While it is thought that L. hemichalceum displays kin recognition, it is yet to be confirmed. Originally the cooperative behavior and act of trophallaxis that is displayed towards both genetically related kin and non-related kin was attributed to lack of kin recognition. However, it is now thought that females simply do not show special treatment towards their own kin. This is exemplified by a lack of guarding against unknown individuals, and the migration of females between different nests. Thus, this attitude of universal acceptance has led scientists to conclude that there is either the absence of recognition cues, or lack of responsive behavior to those cues. Furthermore, while there are no differences in behavior pattern that can be attributed to relatedness, there are differences associated with the grouping of several nests, suggesting that there may be environmental cues for behavior.

==Agonistic behavior==
Unlike other species of Lasiolgossum,L. hemichalceum rarely display agonistic behaviors towards another. Agonistic behaviors typically include patterns such as lunging or moving their bodies in the shape of a C while pointing the stinger and mandibles towards the offender. Typically the C-shaped body (also known as C-posture) behavioral pattern was observed in about 19% of conflicts, and even fewer in terms of the lunging pattern. This demonstrates that although they are capable of displaying agonistic behaviors, they choose not to. Lack of agonistic behavioral patterns is a characteristic of the L. hemichalceum that is very different from L. hemichalceum's close relative, L. zephyrum.
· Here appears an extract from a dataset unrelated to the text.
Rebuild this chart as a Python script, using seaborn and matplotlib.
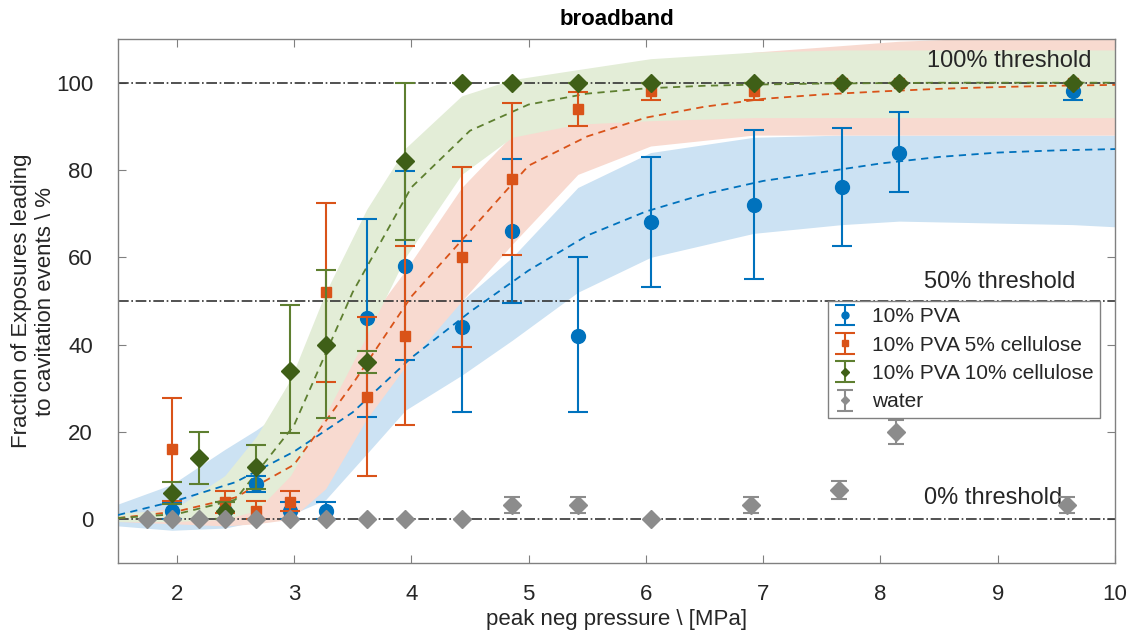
import numpy as np
import pandas as pd
import matplotlib
matplotlib.use('Agg')
import matplotlib.pyplot as plt
import seaborn as sns

pva_p = [1.96, 2.41, 2.68, 2.97, 3.27, 3.62, 3.95, 4.43, 4.86, 5.42, 6.04, 6.92, 7.67, 8.16, 9.64]
pva_y = [2, 2, 8, 2, 2, 46, 58, 44, 66, 42, 68, 72, 76, 84, 98]
pva_lo = [0, 0, 6.3, 0, 0, 23.5, 36.5, 24.5, 49.5, 24.5, 53.3, 55, 62.5, 75, 96]
pva_hi = [4, 4, 10, 4, 4, 68.8, 79.7, 63.7, 82.5, 60, 83, 89.2, 89.7, 93.3, 100]

cel5_p = [1.96, 2.41, 2.68, 2.97, 3.27, 3.62, 3.95, 4.43, 4.86, 5.42, 6.04, 6.92, 7.67, 8.16, 9.64]
cel5_y = [16, 4, 2, 4, 52, 28, 42, 60, 78, 94, 98, 98, 100, 100, 100]
cel5_lo = [4.2, 1.5, 0, 1.8, 31.5, 10, 21.5, 39.4, 60.5, 90, 96, 96, 100, 100, 100]
cel5_hi = [27.8, 6.5, 4.2, 6.6, 72.4, 46.4, 62.5, 80.6, 95.3, 97.9, 100, 100, 100, 100, 100]

cel10_p = [1.96, 2.19, 2.41, 2.68, 2.97, 3.27, 3.62, 3.95, 4.43, 4.86, 5.42, 6.04, 6.92, 7.67, 8.16, 9.64]
cel10_y = [6, 14, 2, 12, 34, 40, 36, 82, 100, 100, 100, 100, 100, 100, 100, 100]
cel10_lo = [3.5, 8.2, 0, 7, 19.7, 23.3, 33.6, 64, 100, 100, 100, 100, 100, 100, 100, 100]
cel10_hi = [8.5, 20.1, 4, 17, 49, 57, 38.5, 100, 100, 100, 100, 100, 100, 100, 100, 100]

water_p = [1.75, 1.96, 2.19, 2.41, 2.68, 2.97, 3.27, 3.62, 3.95, 4.43, 4.86, 5.42, 6.04, 6.9, 7.65, 8.13, 9.59]
water_y = [0, 0, 0, 0, 0, 0, 0, 0, 0, 0, 3.3, 3.3, 0, 3.3, 6.7, 20, 3.3]
water_err = [0, 0, 0, 0, 0, 0, 0, 0, 0, 0, 1.8, 1.8, 0, 1.8, 2, 2.7, 1.8]

# fitted curves
fit_p = [1.5, 2, 2.5, 3, 3.5, 4, 4.5, 5, 5.5, 6, 6.5, 7, 7.5, 8, 8.5, 9, 9.5, 10]
fit_pva = [1, 4.3, 8.5, 15.5, 24.5, 37, 47.5, 57, 65, 70.5, 74.5, 77.5, 79.5, 81.5, 83, 84, 84.5, 84.8]
fit_cel5 = [0.3, 1.8, 5, 12.5, 31, 51, 66, 81, 87.7, 92, 94.5, 96.3, 97.3, 98, 98.6, 99, 99.3, 99.5]
fit_cel10 = [0.3, 1.2, 4.5, 21.5, 52, 76, 89, 95, 97.5, 98.7, 99.3, 99.6, 99.8, 99.9, 100, 100, 100, 100]

# confidence bands
band_p = [1.5, 1.96, 2.41, 2.68, 2.97, 3.27, 3.62, 3.95, 4.43, 4.86, 5.42, 6.04, 6.92, 7.67, 8.16, 9.64, 10]
blue_lo = [-1.5, -2.5, -2, -0.5, 1, 4.5, 15, 25, 33, 41, 52, 60, 65.5, 67.5, 68.3, 67.5, 67]
blue_hi = [3.5, 8, 16, 20.5, 26, 32, 38, 44, 50, 60, 76, 84, 87.5, 88, 88, 88, 88]
pink_lo = [-0.5, -1, -1.5, -1, 0, 7, 23, 35, 50, 63, 79, 85.5, 88, 88, 88, 88, 88]
pink_hi = [1, 2.5, 5, 8, 15, 28, 45, 57, 76, 88, 100, 104, 107, 108.5, 109.5, 111, 111]
green_lo = [-0.5, -0.5, 0, 2, 10, 24, 42, 60, 79, 87.5, 90.5, 91.3, 92, 92, 92, 92, 92]
green_hi = [1.5, 2, 10, 19, 32, 52, 71, 85, 97, 100.7, 103, 105.5, 107, 107.5, 107.5, 107.5, 107.5]

thresholds = [0, 50, 100]
threshold_labels = ['0% threshold', '50% threshold', '100% threshold']

c_blue = '#0072BD'
c_orange = '#D95319'
c_green = '#3F5F17'
c_green_err = '#5E7F30'
c_gray = '#8C8C8C'

sns.set_theme(style='ticks')
plt.rcParams['font.family'] = ['Liberation Sans', 'DejaVu Sans']

fig = plt.figure(figsize=(11.37, 6.4), dpi=100)
ax = fig.add_axes([0.1038, 0.1203, 0.8769, 0.8187])

# bands
ax.fill_between(band_p, blue_lo, blue_hi, color='#CCE2F3', lw=0, zorder=1)
ax.fill_between(band_p, pink_lo, pink_hi, color='#F8DAD0', lw=0, zorder=1.1)
ax.fill_between(band_p, green_lo, green_hi, color='#E3EDD7', lw=0, zorder=1.2)

# threshold lines
for t in thresholds:
    ax.axhline(t, color='#333333', ls='-.', lw=1.2, zorder=2)

# fit curves
fits = pd.DataFrame({'p': fit_p, 'pva': fit_pva, 'cel5': fit_cel5, 'cel10': fit_cel10})
for col, c in [('pva', c_blue), ('cel5', c_orange), ('cel10', c_green_err)]:
    sns.lineplot(data=fits, x='p', y=col, ax=ax, color=c, lw=1.3, zorder=3)
for ln in ax.lines[-3:]:
    ln.set_dashes((4, 3))

def err(y, lo, hi):
    y = np.array(y); return [y - np.array(lo), np.array(hi) - y]

ax.errorbar(pva_p, pva_y, yerr=err(pva_y, pva_lo, pva_hi), fmt='o', color=c_blue,
            ms=10, capsize=7, elinewidth=1.5, capthick=1.5, label='10% PVA', zorder=4)
ax.errorbar(cel5_p, cel5_y, yerr=err(cel5_y, cel5_lo, cel5_hi), fmt='s', color=c_orange,
            ms=7.5, capsize=7, elinewidth=1.5, capthick=1.5, label='10% PVA 5% cellulose', zorder=5)
ax.errorbar(cel10_p, cel10_y, yerr=err(cel10_y, cel10_lo, cel10_hi), fmt='D', color=c_green,
            ecolor=c_green_err, ms=9, capsize=7, elinewidth=1.5, capthick=1.5,
            label='10% PVA 10% cellulose', zorder=6)
ax.errorbar(water_p, water_y, yerr=water_err, fmt='D', color=c_gray,
            ms=9, capsize=6, elinewidth=1.5, capthick=1.5, label='water', zorder=7)

ax.text(9.8, 105, threshold_labels[2], ha='right', va='center', fontsize=17, color='#262626')
ax.text(9.66, 54.3, threshold_labels[1], ha='right', va='center', fontsize=17, color='#262626')
ax.text(9.55, 5, threshold_labels[0], ha='right', va='center', fontsize=17, color='#262626')

ax.set_xlim(1.5, 10)
ax.set_ylim(-10, 110)
ax.set_xticks(range(2, 11))
ax.set_yticks(range(0, 101, 20))
ax.tick_params(direction='in', top=True, right=True, length=6, width=0.8,
               color='#808080', labelsize=16, labelcolor='#262626')
ax.tick_params(axis='x', pad=15)
ax.tick_params(axis='y', pad=18)
for s in ax.spines.values():
    s.set_color('#808080')
    s.set_linewidth(1.0)

ax.set_xlabel('peak neg pressure \\ [MPa]', fontsize=16, color='#262626', labelpad=3)
ax.set_ylabel('Fraction of Exposures leading\nto cavitation events \\ %', fontsize=16,
              color='#262626', labelpad=0)
ax.set_title('broadband', fontsize=16, fontweight='bold', color='black', pad=10)

leg = ax.legend(loc='upper right', bbox_to_anchor=(0.985, 0.5), borderaxespad=0, fontsize=15,
                frameon=True, fancybox=False, framealpha=1, edgecolor='#808080',
                markerscale=0.5, handlelength=1.0, borderpad=0.3, labelspacing=0.45)
leg.get_frame().set_linewidth(1.0)
leg.set_zorder(10)

fig.savefig('out.png', dpi=100)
==Variable pupae nutrition==
For L. hemichalceum larval nutrition was one of the largest environmental factors in determining male morphology. When a female prepares to lay eggs, they first construct individual cells and place small pollen balls (a mixture of nectar and pollen) into the cells. However, the variation in both the size of the cell and the pollen ball seems to impact whether or not male morphology is macrocephalic or that of a normal male. The factors impact one another; for example, the dimensions and volume of the cell dictate the amount of nectar and pollen that females gathered, and the subsequent size of the pollen balls for the cells. However, the size of the pollen balls also affect the pathway for development. Typically females will place fertilized female eggs on pollen balls that are proportionately bigger than the ones given to males. However, it is hypothesized that macrocephalic males may be the result of females unintentional placement of unfertilized eggs (male eggs) onto pollen balls that are intended for female eggs. By providing males with additional nutrition, they are able to attain heavier weights as pupae, and develop into larger, bulkier adult males. Thus, dimorphic male development in L. hemichalceum is thought to be impacted by cell size and pollen ball size, rather than just genetic differences between males.